Real irony is at work here; not only did House’s admission put the issue in a historical perspective, but he was quoted as saying, among other things, “We were doing steroids they wouldn’t give to horses.” That pretty much sums up why performance enhancers need to be eliminated from the game.


Yet the main consequences of what House said seemed to be a spurious linkage of his student Mark Prior’s injury problems to steroids, angry denials from old-timers that they had ever used these drugs themselves, and smug assuredness from libertarian types who seem to feel that a long history of drug abuse in the majors somehow makes present-day abuse less bad. That’s a shame. If baseball is to break from its record of doing just enough about drug scandals to make them go away, then retired players, veteran writers, and executives need to be honest about the history of drug use in the game. All parties must avoid the temptation to pretend these problems are solely those of the current generation of players.


Even worse than such nearsightedness, though, is the spotlight drug testing has put on the game’s treatment of Latin American players. This is not a new issue: It was addressed, in “Stealing Lives,” a somewhat sensationalistic book written in 2003 by Arturo Marcano Guevara and David Fidler about the shoddy treatment of a Venezuelan prospect in the Cubs’ farm system.


The authors laid out how ball clubs set up camps in countries like the Dominican Republic, take poor, often uneducated young men away from their families, and pay them meager wages while keeping them in what are sometimes subhuman living conditions. While the washouts get nothing, the best are brought to America, where they play for minor-league teams in small towns for years, during which time they may not ever be coached by anyone who speaks their language. The whole system is exploitative and disgusting.


We’ve now learned that baseball hasn’t even bothered to provide Spanish-language copies of the drug policy to players. Given this cavalier attitude toward player education, it’s unsurprising that, according to the Associated Press, players born in Spanish-speaking countries account for half the major- and minor-league steroid suspensions, while accounting for just under a quarter of the major-league population.

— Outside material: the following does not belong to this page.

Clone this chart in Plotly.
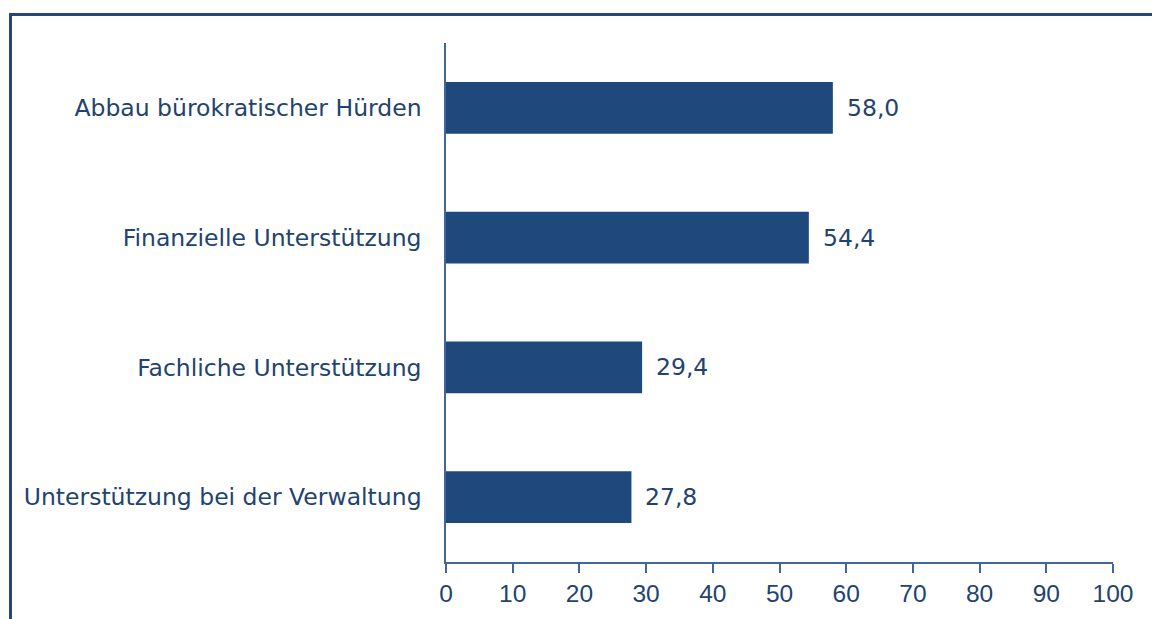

I would dearly love to take the teenage children of baseball owners and drop them in the middle of the rural Dominican Republic, pay them a sub-living wage, and send them all over the island to play baseball under Spanish speaking coaches while expecting them not to violate rules no one has given them in English. Perhaps we would then see a change in the treatment of Latin players.


Drug use by Spanish-speaking players is the result of many factors. Some inducements are the same as those that lead American-born players to use steroids. But other reasons are unique to players raised in abject poverty: Think of the enormous pressure many of these players feel to make money to support their families. What’s more, Boston’s David Ortiz has spoken out about monolingual education by management and the players’ union.


The spectacle of MLB flaunting its long lists of players who have been suspended – lists on which Latin players are disproportionately represented – is fairly disturbing in light of its failure to treat these players, as a class, as fully equal. This is a topic that, unlike drug use, probably is worthy of a congressional hearing.